Copy out, with no alterations, the lines below running from the one containing "Reproduce this chart with Plotly." to the one containing "line=dict(color=col, width=4)))", inclusive at each end; pictures are omitted.

::::::::::

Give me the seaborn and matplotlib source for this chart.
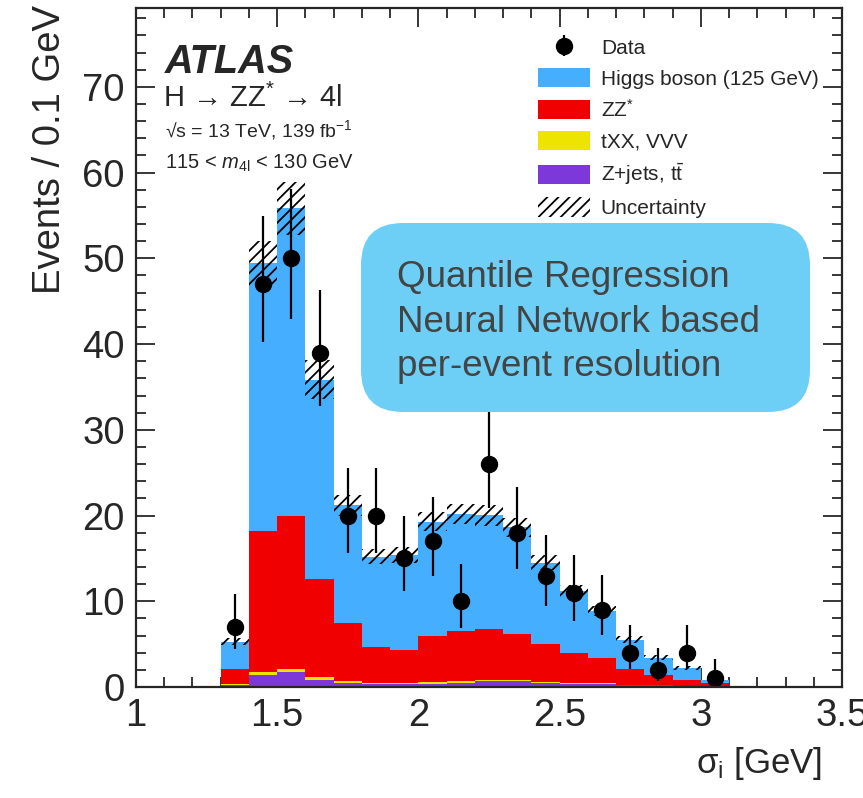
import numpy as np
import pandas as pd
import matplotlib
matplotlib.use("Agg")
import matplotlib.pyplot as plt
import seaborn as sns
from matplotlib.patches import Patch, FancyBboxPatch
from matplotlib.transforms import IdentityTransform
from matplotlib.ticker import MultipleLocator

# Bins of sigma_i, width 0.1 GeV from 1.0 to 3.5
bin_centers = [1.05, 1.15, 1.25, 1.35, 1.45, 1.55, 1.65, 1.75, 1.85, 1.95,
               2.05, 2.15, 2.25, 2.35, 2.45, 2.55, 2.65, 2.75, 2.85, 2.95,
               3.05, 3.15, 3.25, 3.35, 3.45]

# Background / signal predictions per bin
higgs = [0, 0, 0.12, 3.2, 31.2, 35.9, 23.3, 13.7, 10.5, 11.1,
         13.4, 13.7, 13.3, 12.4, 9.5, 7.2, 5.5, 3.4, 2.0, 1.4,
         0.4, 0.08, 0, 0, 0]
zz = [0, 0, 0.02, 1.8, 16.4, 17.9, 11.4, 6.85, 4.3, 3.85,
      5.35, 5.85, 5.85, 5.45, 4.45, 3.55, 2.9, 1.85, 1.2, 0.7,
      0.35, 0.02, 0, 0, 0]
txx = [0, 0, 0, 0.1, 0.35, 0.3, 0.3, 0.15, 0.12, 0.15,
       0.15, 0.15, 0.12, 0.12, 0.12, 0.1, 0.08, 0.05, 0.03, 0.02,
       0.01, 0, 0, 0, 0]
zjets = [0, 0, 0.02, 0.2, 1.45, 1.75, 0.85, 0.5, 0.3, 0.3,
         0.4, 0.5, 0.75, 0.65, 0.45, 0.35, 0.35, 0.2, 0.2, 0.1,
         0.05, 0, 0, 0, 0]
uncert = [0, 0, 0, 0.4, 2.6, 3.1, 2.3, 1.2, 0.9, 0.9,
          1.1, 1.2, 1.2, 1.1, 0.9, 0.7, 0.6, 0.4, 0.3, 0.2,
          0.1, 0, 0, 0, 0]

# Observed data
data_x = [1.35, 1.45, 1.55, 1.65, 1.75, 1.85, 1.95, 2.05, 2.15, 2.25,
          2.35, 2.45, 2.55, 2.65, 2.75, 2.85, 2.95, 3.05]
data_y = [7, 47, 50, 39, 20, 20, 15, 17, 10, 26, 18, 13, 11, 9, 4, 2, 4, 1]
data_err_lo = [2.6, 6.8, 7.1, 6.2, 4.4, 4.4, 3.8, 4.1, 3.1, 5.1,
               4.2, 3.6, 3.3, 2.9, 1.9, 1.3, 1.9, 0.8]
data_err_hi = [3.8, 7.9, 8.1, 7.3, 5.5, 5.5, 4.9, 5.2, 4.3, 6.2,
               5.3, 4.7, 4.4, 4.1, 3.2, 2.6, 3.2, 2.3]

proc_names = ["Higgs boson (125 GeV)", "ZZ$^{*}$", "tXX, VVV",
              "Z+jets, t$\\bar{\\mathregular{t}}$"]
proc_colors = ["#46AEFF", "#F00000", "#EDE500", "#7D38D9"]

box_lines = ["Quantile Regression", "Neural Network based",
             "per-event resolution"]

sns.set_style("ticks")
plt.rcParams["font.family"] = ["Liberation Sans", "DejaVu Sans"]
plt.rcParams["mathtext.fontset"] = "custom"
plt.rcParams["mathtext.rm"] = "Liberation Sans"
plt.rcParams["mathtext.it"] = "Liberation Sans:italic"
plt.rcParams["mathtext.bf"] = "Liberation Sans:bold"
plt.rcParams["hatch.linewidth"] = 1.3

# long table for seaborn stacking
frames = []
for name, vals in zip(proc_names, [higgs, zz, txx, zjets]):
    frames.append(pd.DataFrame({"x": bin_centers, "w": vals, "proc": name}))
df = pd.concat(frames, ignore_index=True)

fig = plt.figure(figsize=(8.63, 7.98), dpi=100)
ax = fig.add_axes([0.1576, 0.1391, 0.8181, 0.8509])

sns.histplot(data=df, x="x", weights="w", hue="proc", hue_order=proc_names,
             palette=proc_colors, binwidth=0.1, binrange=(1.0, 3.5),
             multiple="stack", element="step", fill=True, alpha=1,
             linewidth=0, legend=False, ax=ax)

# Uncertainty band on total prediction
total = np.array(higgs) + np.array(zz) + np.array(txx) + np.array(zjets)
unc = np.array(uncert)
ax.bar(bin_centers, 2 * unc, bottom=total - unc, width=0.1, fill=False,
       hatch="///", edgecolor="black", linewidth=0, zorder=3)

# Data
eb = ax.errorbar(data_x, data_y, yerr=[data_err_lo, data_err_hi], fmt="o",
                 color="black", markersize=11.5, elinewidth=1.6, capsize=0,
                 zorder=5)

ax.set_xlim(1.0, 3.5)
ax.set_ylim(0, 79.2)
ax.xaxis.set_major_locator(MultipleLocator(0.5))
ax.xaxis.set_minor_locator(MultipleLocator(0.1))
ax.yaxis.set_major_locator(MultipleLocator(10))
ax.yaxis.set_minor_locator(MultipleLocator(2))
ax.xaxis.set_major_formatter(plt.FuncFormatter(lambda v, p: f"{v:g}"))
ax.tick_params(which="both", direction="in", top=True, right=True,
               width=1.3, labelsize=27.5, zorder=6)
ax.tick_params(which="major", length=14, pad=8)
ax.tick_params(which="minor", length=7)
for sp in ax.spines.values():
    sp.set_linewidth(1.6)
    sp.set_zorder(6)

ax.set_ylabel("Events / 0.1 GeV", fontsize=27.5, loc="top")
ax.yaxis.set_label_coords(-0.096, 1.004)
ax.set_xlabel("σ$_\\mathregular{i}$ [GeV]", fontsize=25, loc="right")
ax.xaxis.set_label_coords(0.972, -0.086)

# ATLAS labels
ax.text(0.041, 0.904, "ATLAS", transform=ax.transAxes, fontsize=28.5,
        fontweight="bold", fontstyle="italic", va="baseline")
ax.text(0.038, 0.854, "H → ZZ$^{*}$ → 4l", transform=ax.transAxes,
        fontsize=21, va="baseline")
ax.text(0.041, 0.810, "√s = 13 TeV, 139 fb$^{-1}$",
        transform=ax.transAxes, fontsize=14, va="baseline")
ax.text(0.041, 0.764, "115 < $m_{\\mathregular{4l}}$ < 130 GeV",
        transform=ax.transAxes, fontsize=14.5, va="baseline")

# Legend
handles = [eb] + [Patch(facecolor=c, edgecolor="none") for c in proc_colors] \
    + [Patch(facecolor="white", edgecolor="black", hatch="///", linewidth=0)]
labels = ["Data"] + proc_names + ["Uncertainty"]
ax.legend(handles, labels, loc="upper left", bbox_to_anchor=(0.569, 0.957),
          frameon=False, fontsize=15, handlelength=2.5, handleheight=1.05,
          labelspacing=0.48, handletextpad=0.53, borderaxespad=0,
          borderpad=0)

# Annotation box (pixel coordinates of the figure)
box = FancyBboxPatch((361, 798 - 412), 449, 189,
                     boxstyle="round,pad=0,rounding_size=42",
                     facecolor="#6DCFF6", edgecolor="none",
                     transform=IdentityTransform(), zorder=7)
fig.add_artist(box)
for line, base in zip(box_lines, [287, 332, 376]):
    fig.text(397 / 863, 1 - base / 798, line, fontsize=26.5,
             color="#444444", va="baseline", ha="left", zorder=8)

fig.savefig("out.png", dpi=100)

::::::::::

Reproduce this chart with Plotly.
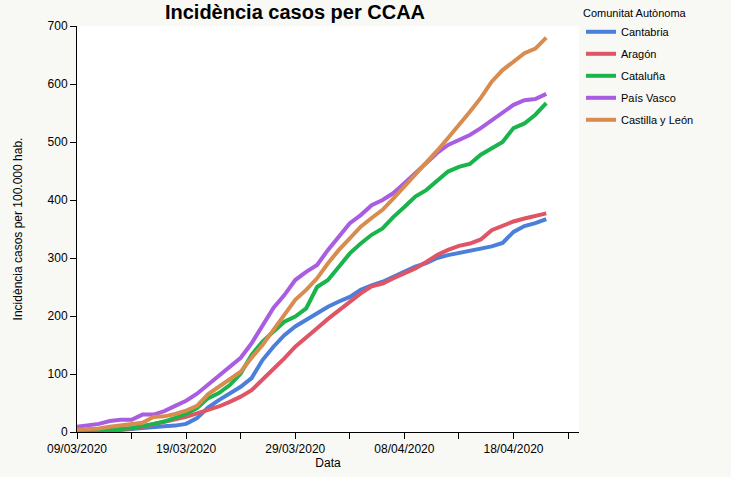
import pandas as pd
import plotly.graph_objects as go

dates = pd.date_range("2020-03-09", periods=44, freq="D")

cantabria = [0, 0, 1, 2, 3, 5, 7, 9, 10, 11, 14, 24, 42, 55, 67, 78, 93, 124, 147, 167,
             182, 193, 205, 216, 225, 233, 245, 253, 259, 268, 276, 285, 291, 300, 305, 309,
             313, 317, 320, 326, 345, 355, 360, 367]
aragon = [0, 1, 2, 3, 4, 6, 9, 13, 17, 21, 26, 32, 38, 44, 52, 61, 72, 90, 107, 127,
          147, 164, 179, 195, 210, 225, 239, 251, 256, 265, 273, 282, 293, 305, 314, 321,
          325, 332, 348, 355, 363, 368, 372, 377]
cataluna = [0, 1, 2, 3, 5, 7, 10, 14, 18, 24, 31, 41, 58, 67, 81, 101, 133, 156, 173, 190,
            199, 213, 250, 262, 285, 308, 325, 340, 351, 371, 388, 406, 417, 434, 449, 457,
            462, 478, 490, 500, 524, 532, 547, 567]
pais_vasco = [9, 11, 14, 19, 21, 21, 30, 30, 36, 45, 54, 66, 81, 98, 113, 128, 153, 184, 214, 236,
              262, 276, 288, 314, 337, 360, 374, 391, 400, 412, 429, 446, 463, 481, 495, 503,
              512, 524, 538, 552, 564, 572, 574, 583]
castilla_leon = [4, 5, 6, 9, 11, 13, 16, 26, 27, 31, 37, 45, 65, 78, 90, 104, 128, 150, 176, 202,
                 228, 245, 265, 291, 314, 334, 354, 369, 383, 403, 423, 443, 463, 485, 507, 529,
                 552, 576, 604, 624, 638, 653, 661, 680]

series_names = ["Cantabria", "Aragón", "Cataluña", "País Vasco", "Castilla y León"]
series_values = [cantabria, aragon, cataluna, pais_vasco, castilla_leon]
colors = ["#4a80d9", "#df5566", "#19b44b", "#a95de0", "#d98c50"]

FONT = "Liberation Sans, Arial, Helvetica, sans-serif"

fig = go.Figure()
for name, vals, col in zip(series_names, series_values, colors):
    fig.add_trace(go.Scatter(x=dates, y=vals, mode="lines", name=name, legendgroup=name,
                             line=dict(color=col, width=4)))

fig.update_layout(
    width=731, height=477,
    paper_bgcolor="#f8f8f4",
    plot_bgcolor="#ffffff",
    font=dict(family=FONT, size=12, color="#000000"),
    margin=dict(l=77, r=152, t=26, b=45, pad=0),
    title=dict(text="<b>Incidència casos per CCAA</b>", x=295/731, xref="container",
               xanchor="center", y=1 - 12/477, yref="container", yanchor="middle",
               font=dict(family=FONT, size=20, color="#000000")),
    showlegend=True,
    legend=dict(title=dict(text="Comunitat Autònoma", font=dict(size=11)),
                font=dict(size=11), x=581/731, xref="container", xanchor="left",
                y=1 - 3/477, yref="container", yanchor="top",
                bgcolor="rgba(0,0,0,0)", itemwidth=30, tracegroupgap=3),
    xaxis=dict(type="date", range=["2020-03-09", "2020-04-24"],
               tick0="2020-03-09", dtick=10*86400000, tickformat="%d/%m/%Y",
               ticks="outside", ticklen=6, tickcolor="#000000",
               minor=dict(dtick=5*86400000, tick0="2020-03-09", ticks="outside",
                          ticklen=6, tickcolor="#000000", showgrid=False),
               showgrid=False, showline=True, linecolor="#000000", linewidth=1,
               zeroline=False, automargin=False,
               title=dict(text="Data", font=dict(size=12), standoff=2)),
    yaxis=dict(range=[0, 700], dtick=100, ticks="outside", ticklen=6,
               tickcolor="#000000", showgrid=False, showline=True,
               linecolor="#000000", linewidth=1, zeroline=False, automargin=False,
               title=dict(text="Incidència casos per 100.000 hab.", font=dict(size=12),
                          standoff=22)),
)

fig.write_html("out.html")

::::::::::

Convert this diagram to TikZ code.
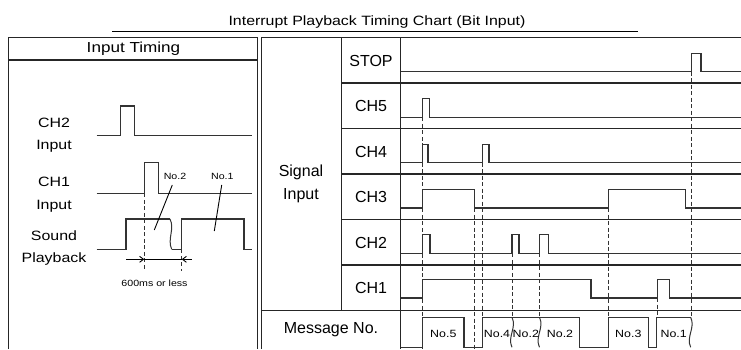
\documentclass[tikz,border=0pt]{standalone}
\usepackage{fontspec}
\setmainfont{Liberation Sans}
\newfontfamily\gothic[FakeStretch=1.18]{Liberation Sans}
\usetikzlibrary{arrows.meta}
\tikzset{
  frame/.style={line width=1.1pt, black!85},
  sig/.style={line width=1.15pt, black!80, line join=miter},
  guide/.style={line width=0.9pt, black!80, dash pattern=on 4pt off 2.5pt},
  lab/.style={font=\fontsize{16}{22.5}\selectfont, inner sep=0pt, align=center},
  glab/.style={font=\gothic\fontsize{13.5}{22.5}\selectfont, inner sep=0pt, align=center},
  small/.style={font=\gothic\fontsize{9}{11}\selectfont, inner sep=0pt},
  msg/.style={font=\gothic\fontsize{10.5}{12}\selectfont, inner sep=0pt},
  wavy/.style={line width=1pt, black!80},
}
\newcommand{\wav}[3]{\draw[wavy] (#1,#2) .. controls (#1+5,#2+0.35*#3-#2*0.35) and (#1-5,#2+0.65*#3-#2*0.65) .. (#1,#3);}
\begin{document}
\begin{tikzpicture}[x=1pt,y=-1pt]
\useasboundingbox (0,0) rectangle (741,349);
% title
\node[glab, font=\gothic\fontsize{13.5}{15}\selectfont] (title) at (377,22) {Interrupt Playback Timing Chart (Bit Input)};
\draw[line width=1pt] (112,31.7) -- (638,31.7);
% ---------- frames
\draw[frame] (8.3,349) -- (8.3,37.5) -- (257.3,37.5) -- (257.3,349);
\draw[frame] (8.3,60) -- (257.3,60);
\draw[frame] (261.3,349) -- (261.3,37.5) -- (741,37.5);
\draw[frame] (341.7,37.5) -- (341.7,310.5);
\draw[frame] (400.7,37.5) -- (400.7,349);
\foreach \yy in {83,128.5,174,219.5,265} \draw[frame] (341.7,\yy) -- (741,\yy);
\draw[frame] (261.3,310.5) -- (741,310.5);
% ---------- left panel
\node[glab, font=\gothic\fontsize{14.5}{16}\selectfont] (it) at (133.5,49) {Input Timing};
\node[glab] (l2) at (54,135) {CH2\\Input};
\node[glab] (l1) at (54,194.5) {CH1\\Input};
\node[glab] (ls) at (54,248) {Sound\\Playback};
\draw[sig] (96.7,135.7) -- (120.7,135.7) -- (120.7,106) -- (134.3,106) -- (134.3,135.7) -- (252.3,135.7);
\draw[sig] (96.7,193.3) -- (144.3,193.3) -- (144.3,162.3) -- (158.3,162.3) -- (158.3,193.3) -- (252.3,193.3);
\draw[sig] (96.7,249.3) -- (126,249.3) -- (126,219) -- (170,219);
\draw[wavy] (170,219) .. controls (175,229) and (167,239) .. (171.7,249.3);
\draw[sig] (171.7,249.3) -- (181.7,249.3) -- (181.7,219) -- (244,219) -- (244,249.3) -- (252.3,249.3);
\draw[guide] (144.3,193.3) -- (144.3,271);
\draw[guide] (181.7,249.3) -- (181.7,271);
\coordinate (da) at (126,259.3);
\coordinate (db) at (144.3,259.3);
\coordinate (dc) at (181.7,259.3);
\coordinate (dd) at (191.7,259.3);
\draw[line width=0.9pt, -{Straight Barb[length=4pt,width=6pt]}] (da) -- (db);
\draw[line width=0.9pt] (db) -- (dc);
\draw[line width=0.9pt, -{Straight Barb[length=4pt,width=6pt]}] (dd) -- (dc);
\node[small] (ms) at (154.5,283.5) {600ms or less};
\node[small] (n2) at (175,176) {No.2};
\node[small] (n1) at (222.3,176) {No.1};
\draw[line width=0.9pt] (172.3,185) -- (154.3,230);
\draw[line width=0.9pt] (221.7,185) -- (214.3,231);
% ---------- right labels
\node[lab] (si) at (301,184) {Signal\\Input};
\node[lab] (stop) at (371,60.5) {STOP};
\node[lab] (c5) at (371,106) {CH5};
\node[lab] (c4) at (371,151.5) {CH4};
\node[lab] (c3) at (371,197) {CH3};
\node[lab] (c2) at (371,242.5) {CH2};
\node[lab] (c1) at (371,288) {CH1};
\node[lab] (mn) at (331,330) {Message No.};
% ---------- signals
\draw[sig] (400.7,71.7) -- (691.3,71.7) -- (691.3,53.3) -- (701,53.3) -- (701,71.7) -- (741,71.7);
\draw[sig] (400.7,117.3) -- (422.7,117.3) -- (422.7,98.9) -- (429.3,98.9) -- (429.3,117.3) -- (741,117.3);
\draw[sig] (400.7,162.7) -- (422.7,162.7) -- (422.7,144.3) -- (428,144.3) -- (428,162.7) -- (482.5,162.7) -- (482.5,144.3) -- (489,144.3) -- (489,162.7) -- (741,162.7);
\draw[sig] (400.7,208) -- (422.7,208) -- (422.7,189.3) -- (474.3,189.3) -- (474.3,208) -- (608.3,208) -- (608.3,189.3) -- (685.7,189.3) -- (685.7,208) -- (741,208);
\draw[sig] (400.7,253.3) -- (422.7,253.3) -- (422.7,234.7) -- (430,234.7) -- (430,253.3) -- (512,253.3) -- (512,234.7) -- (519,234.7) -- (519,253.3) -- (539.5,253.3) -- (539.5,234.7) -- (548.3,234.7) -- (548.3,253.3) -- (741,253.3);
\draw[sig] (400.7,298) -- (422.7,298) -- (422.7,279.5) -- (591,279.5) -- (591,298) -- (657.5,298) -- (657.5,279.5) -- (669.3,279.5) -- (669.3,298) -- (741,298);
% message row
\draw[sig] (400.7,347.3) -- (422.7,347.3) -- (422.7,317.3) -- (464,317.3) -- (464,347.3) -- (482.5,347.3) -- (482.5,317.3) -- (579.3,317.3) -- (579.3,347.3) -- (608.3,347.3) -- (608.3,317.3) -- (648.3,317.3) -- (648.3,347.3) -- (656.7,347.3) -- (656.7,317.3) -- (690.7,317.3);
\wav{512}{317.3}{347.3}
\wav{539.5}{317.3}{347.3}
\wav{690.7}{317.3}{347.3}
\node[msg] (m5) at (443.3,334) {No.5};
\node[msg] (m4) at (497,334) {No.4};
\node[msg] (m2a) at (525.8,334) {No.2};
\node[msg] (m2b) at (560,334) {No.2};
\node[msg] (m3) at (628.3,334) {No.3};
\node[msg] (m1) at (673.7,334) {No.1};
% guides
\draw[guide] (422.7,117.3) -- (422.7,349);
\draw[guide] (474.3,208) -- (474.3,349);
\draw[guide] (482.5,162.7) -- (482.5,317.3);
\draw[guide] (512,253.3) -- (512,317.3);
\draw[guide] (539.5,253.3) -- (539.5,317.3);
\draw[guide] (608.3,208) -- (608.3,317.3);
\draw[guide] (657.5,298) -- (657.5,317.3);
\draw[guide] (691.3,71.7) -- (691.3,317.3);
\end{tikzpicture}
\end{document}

::::::::::

§ **Solution to this problem**
Reproduce this chart with Plotly.
import pandas as pd
import plotly.graph_objects as go

dates = pd.date_range("2020-03-09", periods=44, freq="D")

cantabria = [0, 0, 1, 2, 3, 5, 7, 9, 10, 11, 14, 24, 42, 55, 67, 78, 93, 124, 147, 167,
             182, 193, 205, 216, 225, 233, 245, 253, 259, 268, 276, 285, 291, 300, 305, 309,
             313, 317, 320, 326, 345, 355, 360, 367]
aragon = [0, 1, 2, 3, 4, 6, 9, 13, 17, 21, 26, 32, 38, 44, 52, 61, 72, 90, 107, 127,
          147, 164, 179, 195, 210, 225, 239, 251, 256, 265, 273, 282, 293, 305, 314, 321,
          325, 332, 348, 355, 363, 368, 372, 377]
cataluna = [0, 1, 2, 3, 5, 7, 10, 14, 18, 24, 31, 41, 58, 67, 81, 101, 133, 156, 173, 190,
            199, 213, 250, 262, 285, 308, 325, 340, 351, 371, 388, 406, 417, 434, 449, 457,
            462, 478, 490, 500, 524, 532, 547, 567]
pais_vasco = [9, 11, 14, 19, 21, 21, 30, 30, 36, 45, 54, 66, 81, 98, 113, 128, 153, 184, 214, 236,
              262, 276, 288, 314, 337, 360, 374, 391, 400, 412, 429, 446, 463, 481, 495, 503,
              512, 524, 538, 552, 564, 572, 574, 583]
castilla_leon = [4, 5, 6, 9, 11, 13, 16, 26, 27, 31, 37, 45, 65, 78, 90, 104, 128, 150, 176, 202,
                 228, 245, 265, 291, 314, 334, 354, 369, 383, 403, 423, 443, 463, 485, 507, 529,
                 552, 576, 604, 624, 638, 653, 661, 680]

series_names = ["Cantabria", "Aragón", "Cataluña", "País Vasco", "Castilla y León"]
series_values = [cantabria, aragon, cataluna, pais_vasco, castilla_leon]
colors = ["#4a80d9", "#df5566", "#19b44b", "#a95de0", "#d98c50"]

FONT = "Liberation Sans, Arial, Helvetica, sans-serif"

fig = go.Figure()
for name, vals, col in zip(series_names, series_values, colors):
    fig.add_trace(go.Scatter(x=dates, y=vals, mode="lines", name=name, legendgroup=name,
                             line=dict(color=col, width=4)))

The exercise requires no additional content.